Saber dar ánimos

Cambiar el mundo

Sin Autor

No sé qué tipo de sentimientos inundan el espíritu de un ciclista cuando su cuerpo, jadeante en el esfuerzo por llegar a la cumbre del paso de montaña, se siente aliviado por el jarro de agua fría que le arroja un aficionado.

Sí he tenido ocasión de encontrarme con personas que, después de una noche difícil que se ha hecho demasiado larga, salen a la calle con la escondida ilusión de que alguien le dé una palmadita cariñosa en la espalda y le diga dos palabras que le ayuden a llegar al final del día.

Quizá en pocas cosas seamos tan iguales los mortales que en esto de desanimarnos.
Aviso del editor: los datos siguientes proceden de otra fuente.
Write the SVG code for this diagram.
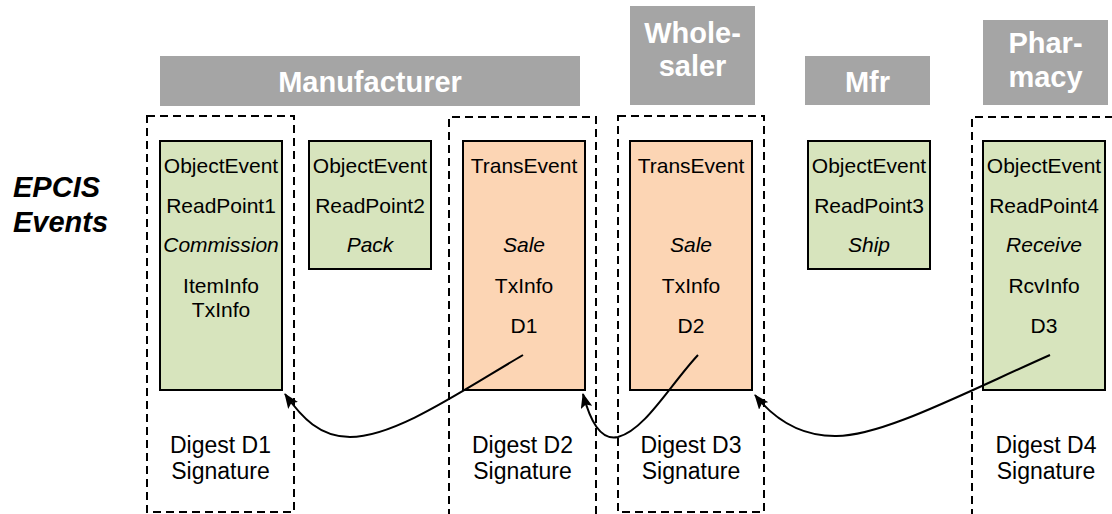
<svg xmlns="http://www.w3.org/2000/svg" width="1112" height="514" viewBox="0 0 1112 514">
  <defs>
    <style>
      .hdr { fill: #a5a5a5; }
      .hdr-t { font-family: "Liberation Sans", Arial, sans-serif; font-weight: bold; font-size: 29px; fill: #ffffff; text-anchor: middle; }
      .obj { fill: #d7e4bd; stroke: #000; stroke-width: 2; }
      .tx { fill: #fcd5b4; stroke: #000; stroke-width: 2; }
      .t { font-family: "Liberation Sans", Arial, sans-serif; font-size: 21px; fill: #000; text-anchor: middle; }
      .it { font-style: italic; }
      .dg { font-family: "Liberation Sans", Arial, sans-serif; font-size: 23px; fill: #000; text-anchor: middle; }
      .grp { fill: none; stroke: #000; stroke-width: 2; stroke-dasharray: 8 5; }
      .link { fill: none; stroke: #000; stroke-width: 2; marker-end: url(#arrow); }
      .side { font-family: "Liberation Sans", Arial, sans-serif; font-weight: bold; font-style: italic; font-size: 29px; fill: #000; }
    </style>
    <marker id="arrow" viewBox="0 0 15 12" refX="14" refY="6" markerWidth="15" markerHeight="12" markerUnits="userSpaceOnUse" orient="auto">
      <path d="M0,0 L15,6 L0,12 L3,6 Z" fill="#000"/>
    </marker>
  </defs>

  <!-- row label -->
  <g id="label-epcis">
    <text class="side" x="13" y="197">EPCIS</text>
    <text class="side" x="13" y="232">Events</text>
  </g>

  <!-- party headers -->
  <g id="hdr-manufacturer">
    <rect class="hdr" x="160" y="56" width="420" height="50"/>
    <text class="hdr-t" x="370" y="92">Manufacturer</text>
  </g>
  <g id="hdr-wholesaler">
    <rect class="hdr" x="630" y="6" width="125" height="99"/>
    <text class="hdr-t" x="692.5" y="43">Whole-</text>
    <text class="hdr-t" x="692.5" y="76">saler</text>
  </g>
  <g id="hdr-mfr">
    <rect class="hdr" x="805" y="56" width="125" height="49"/>
    <text class="hdr-t" x="867.5" y="92">Mfr</text>
  </g>
  <g id="hdr-pharmacy">
    <rect class="hdr" x="983" y="20" width="125" height="85"/>
    <text class="hdr-t" x="1045.5" y="53">Phar-</text>
    <text class="hdr-t" x="1045.5" y="87">macy</text>
  </g>

  <!-- signed groups (dashed) -->
  <g id="group-d1">
    <rect class="grp" x="147" y="116" width="147" height="396"/>
    <text class="dg" x="220.5" y="453">Digest D1</text>
    <text class="dg" x="220.5" y="479">Signature</text>
  </g>
  <g id="group-d2">
    <path class="grp" d="M449,530 V117 H596 V530"/>
    <text class="dg" x="522.5" y="453">Digest D2</text>
    <text class="dg" x="522.5" y="479">Signature</text>
  </g>
  <g id="group-d3">
    <rect class="grp" x="618" y="116" width="146" height="396"/>
    <text class="dg" x="691" y="453">Digest D3</text>
    <text class="dg" x="691" y="479">Signature</text>
  </g>
  <g id="group-d4">
    <path class="grp" d="M972,530 V117 H1130"/>
    <text class="dg" x="1046" y="453">Digest D4</text>
    <text class="dg" x="1046" y="479">Signature</text>
  </g>

  <!-- events -->
  <g id="ev-commission">
    <rect class="obj" x="160" y="141" width="122" height="249"/>
    <text class="t" x="221" y="173">ObjectEvent</text>
    <text class="t" x="221" y="213">ReadPoint1</text>
    <text class="t it" x="221" y="252">Commission</text>
    <text class="t" x="221" y="293">ItemInfo</text>
    <text class="t" x="221" y="317">TxInfo</text>
  </g>
  <g id="ev-pack">
    <rect class="obj" x="309" y="141" width="122" height="128"/>
    <text class="t" x="370" y="173">ObjectEvent</text>
    <text class="t" x="370" y="213">ReadPoint2</text>
    <text class="t it" x="370" y="252">Pack</text>
  </g>
  <g id="ev-sale-1">
    <rect class="tx" x="463" y="141" width="122" height="249"/>
    <text class="t" x="524" y="173">TransEvent</text>
    <text class="t it" x="524" y="252">Sale</text>
    <text class="t" x="524" y="293">TxInfo</text>
    <text class="t" x="524" y="333">D1</text>
  </g>
  <g id="ev-sale-2">
    <rect class="tx" x="630" y="141" width="122" height="249"/>
    <text class="t" x="691" y="173">TransEvent</text>
    <text class="t it" x="691" y="252">Sale</text>
    <text class="t" x="691" y="293">TxInfo</text>
    <text class="t" x="691" y="333">D2</text>
  </g>
  <g id="ev-ship">
    <rect class="obj" x="808" y="141" width="122" height="128"/>
    <text class="t" x="869" y="173">ObjectEvent</text>
    <text class="t" x="869" y="213">ReadPoint3</text>
    <text class="t it" x="869" y="252">Ship</text>
  </g>
  <g id="ev-receive">
    <rect class="obj" x="983" y="141" width="122" height="249"/>
    <text class="t" x="1044" y="173">ObjectEvent</text>
    <text class="t" x="1044" y="213">ReadPoint4</text>
    <text class="t it" x="1044" y="252">Receive</text>
    <text class="t" x="1044" y="293">RcvInfo</text>
    <text class="t" x="1044" y="333">D3</text>
  </g>

  <!-- digest references -->
  <g id="connectors">
    <path class="link" d="M523,355 C460,392 395,437 350,437 C320,437 302,418 285,394"/>
    <path class="link" d="M698,355 C670,385 645,430 618,437 C600,441 590,420 583,394"/>
    <path class="link" d="M1050,355 C960,395 880,437 835,436 C800,436 775,420 755,395"/>
  </g>
</svg>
Son tantas las metas que hemos de alcanzar a lo largo de la vida, que no nos es demasiado difícil darnos de bruces hasta en los caminos más trillados. Son tantas las ilusiones que engendramos que no es de extrañar que muchas veces se vean frustradas incluso antes de nacer.

Se desaniman los ricos, quizá en el deseo de tener más o al ver que el dinero no lo resuelve todo, y los pobres, que no saben llegar al final del día; los inteligentes, porque no alcanzan nunca desentrañar todos los misterios que les rodean, y los menos dotados, que quizá no consigan destilar el aroma de las cosas corrientes para gozar mejor de la alegría de vivir.

Se desalientan los fuertes y los débiles, porque todos somos limitados; los de derecha, los del centro, los de la izquierda; los del norte y los del sur; las mujeres y los hombres y los niños cuando empiezan a ser conscientes; los médicos y los pacientes; los sanos y los enfermos. Y cualquier cristiano corriente que vuelve a casa insatisfecho, refunfuñando por lo poco que le ha rendido el día.

Nos desanimamos por lo que no somos y quisiéramos ser; por el amor que quisiéramos dar, y ofendemos; incluso por la palabra de consuelo que es mal recibida y, en vez de consolar, aumenta pena a la pena; por nuestras meteduras de pata con la mejor intención del mundo.

El desánimo es conocido por los pecadores y por los santos, que también tiene su parte de pecadores, y son bien consciente de no corresponder al amor que Dios les manifiesta. Quizá sólo el anciano cargado de años se salve del desaliento y lo convierte en esperanza fecunda, porque ya ha vivido lo suficiente para darse cuenta de que sólo vale la pena echar en falta el Paraíso.

Con el desánimo hay que vivir, pero no se puede vivir de él. Va bien el desaliento normal que busca una palabra de ánimo para convertirse de nuevo en ganas de recomenzar, porque en definitiva es tomar conciencia de los límites de nuestro ser criaturas de Dios. No va bien, sin embargo, el “estado de desánimo”, la profesión de “desalentado”, que acaba en un pesimismo agrio, colérico, insoportable. Y aquí es donde el agradecimiento por una palabra de ánimo, ante un “levántate, que no es para tanto”, alcanza su sabor.

Estaba desanimado el cantador que se arrancó por tientos con aquello de: “¿Qué pájaro será aquel / que canta en la verde oliva? / Anda y dile que se calle / que su cante mi lastima”. Sólo un hombre muy abatido puede lastimarse con el cantar de un pájaro.

Cuesta decir una palabra de ánimo, a veces nos puede costar dar un vaso de agua al sediento, consolar al triste. Siempre puede quedarnos la sensación de meternos donde nadie nos llama e, incluso, de que nos van a despedir con cajas destempladas. Aunque les venga bien, no todos tienen el buen espíritu de agradecer algo que necesitan.

No importa, la palabra animosa renueva siempre las raíces del bien en el corazón que la ha engendrado, y crea en su mente y a su alrededor la alegría de vivir, también en el desaliento de cada día.